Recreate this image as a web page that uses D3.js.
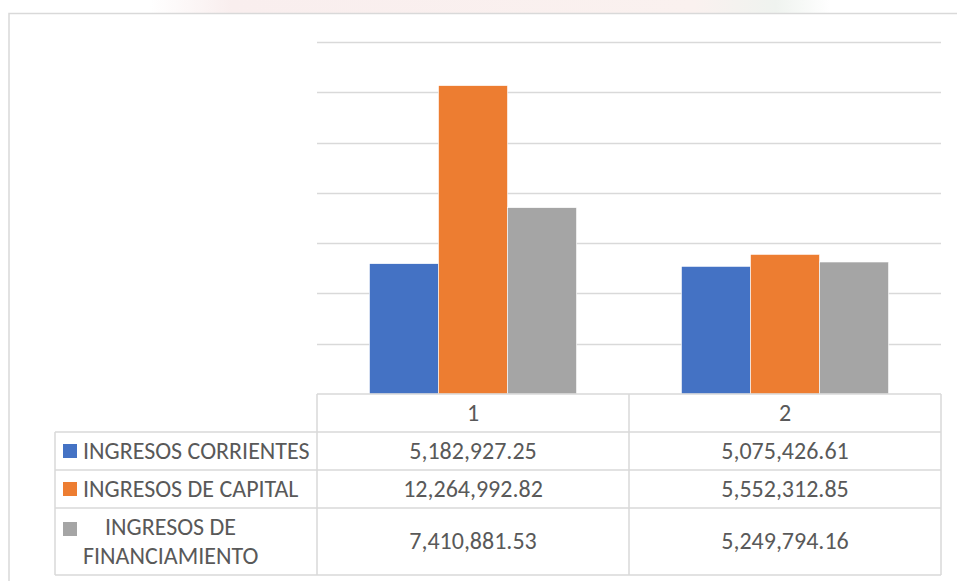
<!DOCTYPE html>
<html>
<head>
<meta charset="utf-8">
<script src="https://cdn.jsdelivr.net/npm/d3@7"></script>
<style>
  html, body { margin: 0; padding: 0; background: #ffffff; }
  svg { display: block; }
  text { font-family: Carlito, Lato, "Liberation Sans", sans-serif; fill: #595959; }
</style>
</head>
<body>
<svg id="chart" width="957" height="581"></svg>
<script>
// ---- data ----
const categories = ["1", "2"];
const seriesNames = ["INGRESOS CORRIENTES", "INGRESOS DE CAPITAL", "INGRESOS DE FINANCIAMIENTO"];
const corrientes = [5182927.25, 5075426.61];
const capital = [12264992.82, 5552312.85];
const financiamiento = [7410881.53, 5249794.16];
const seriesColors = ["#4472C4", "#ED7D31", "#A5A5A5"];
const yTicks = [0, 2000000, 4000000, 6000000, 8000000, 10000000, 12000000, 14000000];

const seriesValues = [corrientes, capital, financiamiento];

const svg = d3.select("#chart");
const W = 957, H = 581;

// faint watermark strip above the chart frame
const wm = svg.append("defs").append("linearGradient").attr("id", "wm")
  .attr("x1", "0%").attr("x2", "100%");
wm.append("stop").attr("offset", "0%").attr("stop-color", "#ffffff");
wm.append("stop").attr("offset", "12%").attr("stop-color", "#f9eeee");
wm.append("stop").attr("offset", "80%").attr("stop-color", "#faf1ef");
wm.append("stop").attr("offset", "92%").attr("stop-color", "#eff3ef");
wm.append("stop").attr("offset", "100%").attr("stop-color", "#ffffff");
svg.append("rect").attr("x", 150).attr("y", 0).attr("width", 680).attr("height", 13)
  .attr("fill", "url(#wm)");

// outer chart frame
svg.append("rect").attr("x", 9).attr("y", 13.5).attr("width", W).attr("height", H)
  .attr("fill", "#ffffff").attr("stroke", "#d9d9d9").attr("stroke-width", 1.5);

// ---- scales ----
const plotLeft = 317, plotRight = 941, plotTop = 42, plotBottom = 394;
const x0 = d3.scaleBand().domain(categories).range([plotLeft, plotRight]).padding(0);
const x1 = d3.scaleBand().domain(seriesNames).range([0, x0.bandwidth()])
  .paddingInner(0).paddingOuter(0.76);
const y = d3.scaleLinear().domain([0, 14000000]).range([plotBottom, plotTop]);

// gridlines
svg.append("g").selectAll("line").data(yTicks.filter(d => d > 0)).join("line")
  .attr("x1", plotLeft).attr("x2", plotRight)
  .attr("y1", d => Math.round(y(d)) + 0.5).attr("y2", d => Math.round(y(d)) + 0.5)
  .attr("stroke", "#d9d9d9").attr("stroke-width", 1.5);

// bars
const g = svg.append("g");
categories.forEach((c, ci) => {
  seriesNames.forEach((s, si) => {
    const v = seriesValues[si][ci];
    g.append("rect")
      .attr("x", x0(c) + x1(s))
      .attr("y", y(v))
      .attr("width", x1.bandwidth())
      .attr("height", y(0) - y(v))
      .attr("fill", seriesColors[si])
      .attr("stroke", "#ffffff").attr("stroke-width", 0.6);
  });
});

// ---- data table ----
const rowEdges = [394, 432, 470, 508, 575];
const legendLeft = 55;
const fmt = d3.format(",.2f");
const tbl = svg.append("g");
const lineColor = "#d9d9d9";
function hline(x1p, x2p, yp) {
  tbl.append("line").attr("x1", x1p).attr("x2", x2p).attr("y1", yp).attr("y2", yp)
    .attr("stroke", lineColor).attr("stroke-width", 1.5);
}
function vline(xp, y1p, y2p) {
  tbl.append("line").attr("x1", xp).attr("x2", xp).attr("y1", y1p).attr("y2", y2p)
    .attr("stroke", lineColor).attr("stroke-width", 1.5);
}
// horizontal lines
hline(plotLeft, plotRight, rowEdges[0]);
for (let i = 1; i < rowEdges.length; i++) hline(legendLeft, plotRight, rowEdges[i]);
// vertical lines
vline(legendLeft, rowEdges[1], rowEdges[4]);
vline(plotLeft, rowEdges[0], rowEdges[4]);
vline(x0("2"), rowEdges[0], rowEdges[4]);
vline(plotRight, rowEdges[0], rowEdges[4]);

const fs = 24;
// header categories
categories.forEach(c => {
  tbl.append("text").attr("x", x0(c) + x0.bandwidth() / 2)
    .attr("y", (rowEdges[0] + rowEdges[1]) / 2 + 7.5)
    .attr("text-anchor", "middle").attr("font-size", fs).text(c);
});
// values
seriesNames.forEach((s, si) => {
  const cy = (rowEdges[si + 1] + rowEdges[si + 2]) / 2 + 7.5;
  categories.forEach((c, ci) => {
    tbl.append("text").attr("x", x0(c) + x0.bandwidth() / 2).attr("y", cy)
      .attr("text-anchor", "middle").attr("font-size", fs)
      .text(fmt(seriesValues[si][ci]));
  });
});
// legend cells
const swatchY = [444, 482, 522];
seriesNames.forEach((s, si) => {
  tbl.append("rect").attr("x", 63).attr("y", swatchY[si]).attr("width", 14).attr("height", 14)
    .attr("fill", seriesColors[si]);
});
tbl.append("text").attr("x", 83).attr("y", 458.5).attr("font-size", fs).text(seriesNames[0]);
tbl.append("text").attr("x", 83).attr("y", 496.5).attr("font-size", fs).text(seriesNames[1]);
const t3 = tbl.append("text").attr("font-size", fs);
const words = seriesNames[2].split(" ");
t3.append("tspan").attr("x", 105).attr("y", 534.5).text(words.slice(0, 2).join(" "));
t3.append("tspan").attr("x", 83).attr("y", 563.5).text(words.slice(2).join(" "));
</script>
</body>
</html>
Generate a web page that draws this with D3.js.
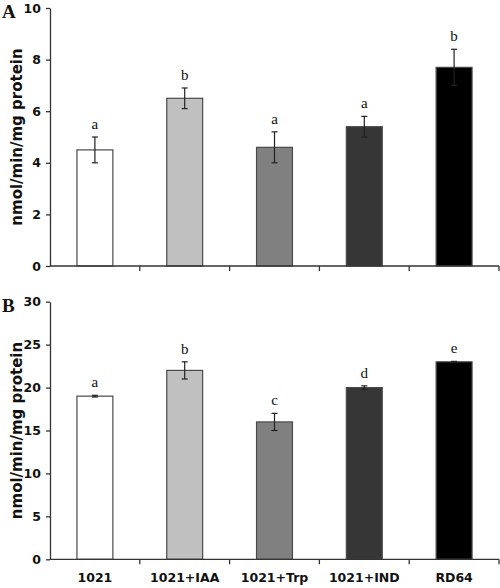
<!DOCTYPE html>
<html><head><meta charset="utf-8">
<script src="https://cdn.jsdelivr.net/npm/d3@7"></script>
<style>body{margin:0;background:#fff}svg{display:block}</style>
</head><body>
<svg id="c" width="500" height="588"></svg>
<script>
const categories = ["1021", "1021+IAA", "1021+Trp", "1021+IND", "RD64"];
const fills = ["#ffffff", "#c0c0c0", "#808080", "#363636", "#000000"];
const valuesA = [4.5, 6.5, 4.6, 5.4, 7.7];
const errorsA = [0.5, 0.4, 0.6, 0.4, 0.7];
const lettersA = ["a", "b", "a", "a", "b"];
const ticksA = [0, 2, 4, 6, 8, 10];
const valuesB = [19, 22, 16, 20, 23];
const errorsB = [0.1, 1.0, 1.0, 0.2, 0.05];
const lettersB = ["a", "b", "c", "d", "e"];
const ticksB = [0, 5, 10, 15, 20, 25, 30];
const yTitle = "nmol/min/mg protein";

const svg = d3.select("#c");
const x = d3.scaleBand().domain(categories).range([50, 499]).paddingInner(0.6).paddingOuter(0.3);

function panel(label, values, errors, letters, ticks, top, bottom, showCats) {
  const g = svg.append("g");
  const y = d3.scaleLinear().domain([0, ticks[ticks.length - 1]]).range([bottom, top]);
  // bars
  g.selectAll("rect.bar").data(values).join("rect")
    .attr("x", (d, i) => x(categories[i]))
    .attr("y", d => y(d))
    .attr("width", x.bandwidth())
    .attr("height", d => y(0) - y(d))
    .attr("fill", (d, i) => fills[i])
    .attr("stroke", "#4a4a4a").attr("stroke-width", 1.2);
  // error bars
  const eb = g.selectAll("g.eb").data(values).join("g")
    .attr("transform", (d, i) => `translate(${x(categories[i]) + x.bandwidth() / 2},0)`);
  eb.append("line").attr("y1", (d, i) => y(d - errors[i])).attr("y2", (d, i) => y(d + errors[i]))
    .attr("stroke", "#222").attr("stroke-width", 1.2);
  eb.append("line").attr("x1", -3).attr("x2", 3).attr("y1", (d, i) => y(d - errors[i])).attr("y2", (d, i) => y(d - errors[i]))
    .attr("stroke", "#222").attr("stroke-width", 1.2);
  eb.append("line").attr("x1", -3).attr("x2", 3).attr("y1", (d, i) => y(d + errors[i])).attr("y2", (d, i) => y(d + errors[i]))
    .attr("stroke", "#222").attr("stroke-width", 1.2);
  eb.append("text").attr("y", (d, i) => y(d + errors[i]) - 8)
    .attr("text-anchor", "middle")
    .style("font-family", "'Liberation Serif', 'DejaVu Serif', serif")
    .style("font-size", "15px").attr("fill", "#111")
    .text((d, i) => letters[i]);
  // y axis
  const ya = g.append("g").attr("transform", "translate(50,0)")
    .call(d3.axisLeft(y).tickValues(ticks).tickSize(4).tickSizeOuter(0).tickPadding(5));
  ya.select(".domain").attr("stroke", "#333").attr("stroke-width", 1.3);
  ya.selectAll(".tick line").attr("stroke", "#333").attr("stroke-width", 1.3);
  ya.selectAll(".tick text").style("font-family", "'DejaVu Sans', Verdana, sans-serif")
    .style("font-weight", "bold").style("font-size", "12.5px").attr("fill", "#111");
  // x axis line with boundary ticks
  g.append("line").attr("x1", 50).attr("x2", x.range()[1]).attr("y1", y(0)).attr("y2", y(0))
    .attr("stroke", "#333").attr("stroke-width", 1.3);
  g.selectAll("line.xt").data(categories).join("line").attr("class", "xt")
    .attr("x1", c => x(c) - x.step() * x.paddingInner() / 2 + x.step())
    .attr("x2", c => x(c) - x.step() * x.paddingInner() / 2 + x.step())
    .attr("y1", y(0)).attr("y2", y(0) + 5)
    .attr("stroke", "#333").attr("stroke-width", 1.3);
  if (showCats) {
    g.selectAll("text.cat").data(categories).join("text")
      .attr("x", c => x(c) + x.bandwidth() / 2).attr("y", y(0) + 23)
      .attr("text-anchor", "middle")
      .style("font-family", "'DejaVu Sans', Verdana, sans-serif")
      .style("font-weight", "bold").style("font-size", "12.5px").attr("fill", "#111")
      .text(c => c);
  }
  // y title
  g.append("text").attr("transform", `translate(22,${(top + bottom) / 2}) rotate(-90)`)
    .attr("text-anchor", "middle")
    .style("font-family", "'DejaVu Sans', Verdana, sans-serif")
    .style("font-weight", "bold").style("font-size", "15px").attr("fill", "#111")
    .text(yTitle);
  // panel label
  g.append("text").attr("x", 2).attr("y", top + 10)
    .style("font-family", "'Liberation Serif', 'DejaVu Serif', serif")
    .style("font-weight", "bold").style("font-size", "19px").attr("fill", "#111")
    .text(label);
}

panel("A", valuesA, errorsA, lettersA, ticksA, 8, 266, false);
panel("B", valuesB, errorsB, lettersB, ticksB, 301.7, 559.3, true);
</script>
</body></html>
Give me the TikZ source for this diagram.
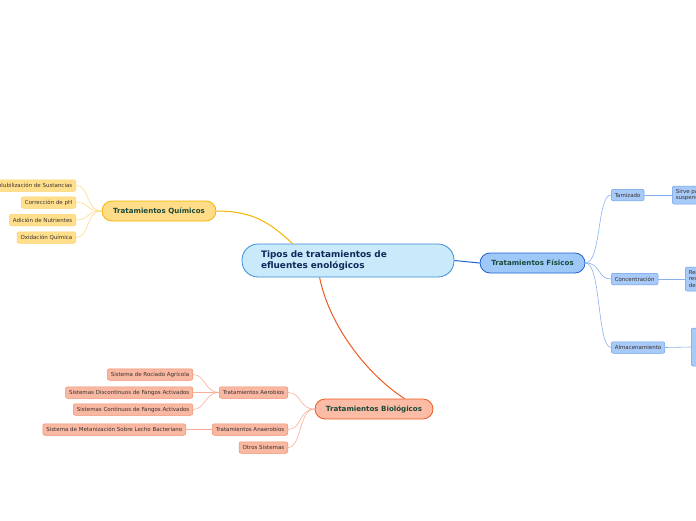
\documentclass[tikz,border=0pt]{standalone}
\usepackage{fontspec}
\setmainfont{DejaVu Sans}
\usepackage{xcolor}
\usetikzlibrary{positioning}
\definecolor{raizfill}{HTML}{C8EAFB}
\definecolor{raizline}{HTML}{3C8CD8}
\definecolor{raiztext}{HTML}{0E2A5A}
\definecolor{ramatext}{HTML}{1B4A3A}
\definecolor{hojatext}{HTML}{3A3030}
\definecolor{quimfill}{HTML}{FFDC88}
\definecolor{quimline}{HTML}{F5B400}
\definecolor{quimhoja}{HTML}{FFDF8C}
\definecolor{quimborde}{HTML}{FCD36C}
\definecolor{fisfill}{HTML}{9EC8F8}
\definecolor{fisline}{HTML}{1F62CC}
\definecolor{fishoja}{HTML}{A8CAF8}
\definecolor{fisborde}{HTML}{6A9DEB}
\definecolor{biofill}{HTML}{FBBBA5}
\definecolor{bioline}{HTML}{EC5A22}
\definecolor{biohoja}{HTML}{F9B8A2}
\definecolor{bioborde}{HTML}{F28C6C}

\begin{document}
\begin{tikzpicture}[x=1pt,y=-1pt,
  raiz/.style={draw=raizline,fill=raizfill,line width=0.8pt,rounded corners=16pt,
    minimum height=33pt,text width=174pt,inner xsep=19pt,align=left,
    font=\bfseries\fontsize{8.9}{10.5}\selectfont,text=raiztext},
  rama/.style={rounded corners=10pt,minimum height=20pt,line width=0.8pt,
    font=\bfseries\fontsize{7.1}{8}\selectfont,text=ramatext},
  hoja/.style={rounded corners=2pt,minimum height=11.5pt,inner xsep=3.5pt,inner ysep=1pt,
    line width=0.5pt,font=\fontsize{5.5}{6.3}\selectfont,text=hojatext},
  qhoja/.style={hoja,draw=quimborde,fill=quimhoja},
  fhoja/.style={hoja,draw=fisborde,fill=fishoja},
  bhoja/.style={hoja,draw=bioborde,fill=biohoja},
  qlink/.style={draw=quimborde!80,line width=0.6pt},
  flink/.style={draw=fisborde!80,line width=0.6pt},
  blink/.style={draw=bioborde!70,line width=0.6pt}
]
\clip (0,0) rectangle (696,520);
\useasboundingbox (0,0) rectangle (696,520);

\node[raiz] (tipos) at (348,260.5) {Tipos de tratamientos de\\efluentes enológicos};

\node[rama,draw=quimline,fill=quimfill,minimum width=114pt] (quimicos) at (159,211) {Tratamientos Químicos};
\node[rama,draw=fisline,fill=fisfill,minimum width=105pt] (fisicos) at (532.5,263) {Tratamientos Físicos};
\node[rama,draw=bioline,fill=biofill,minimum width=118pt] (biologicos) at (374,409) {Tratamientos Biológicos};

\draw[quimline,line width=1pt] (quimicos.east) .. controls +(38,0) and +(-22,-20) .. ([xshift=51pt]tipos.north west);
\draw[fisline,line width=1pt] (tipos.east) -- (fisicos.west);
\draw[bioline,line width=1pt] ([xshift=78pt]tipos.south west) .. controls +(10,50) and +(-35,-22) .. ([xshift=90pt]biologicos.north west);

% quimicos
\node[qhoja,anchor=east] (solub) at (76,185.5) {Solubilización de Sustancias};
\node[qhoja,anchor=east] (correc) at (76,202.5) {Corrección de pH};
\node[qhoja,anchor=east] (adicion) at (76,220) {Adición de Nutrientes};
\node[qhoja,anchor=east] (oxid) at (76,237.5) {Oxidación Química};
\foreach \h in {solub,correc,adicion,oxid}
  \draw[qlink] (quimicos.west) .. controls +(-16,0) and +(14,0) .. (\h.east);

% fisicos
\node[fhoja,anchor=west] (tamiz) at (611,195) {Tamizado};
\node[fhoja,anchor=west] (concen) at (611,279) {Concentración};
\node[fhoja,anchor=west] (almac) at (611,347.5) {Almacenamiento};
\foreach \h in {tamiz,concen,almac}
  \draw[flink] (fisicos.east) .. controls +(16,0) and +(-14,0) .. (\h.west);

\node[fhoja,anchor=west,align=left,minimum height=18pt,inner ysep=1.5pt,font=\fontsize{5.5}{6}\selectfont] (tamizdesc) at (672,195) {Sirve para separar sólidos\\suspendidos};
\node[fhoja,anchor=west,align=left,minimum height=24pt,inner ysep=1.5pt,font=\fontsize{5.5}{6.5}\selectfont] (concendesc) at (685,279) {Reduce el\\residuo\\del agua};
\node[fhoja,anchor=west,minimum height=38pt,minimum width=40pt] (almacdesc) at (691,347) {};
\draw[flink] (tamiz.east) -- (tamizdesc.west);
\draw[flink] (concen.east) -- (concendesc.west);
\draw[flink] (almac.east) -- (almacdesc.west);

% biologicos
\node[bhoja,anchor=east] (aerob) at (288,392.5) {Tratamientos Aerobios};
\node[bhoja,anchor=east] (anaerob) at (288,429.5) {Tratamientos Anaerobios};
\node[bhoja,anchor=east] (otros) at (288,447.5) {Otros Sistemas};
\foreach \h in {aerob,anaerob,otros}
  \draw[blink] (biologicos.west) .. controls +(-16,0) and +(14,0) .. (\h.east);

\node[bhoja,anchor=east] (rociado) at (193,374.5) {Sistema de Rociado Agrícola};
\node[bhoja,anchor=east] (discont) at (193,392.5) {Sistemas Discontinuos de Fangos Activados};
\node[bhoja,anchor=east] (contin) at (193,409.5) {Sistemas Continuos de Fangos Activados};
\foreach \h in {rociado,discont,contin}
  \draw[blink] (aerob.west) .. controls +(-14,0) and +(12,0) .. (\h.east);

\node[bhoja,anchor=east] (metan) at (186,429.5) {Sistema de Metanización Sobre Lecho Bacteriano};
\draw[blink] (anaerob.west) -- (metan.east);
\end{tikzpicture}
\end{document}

····················

Looking at the records above, work out how many lines include the word "page", then give that number by itself.

> [Correct result]: 2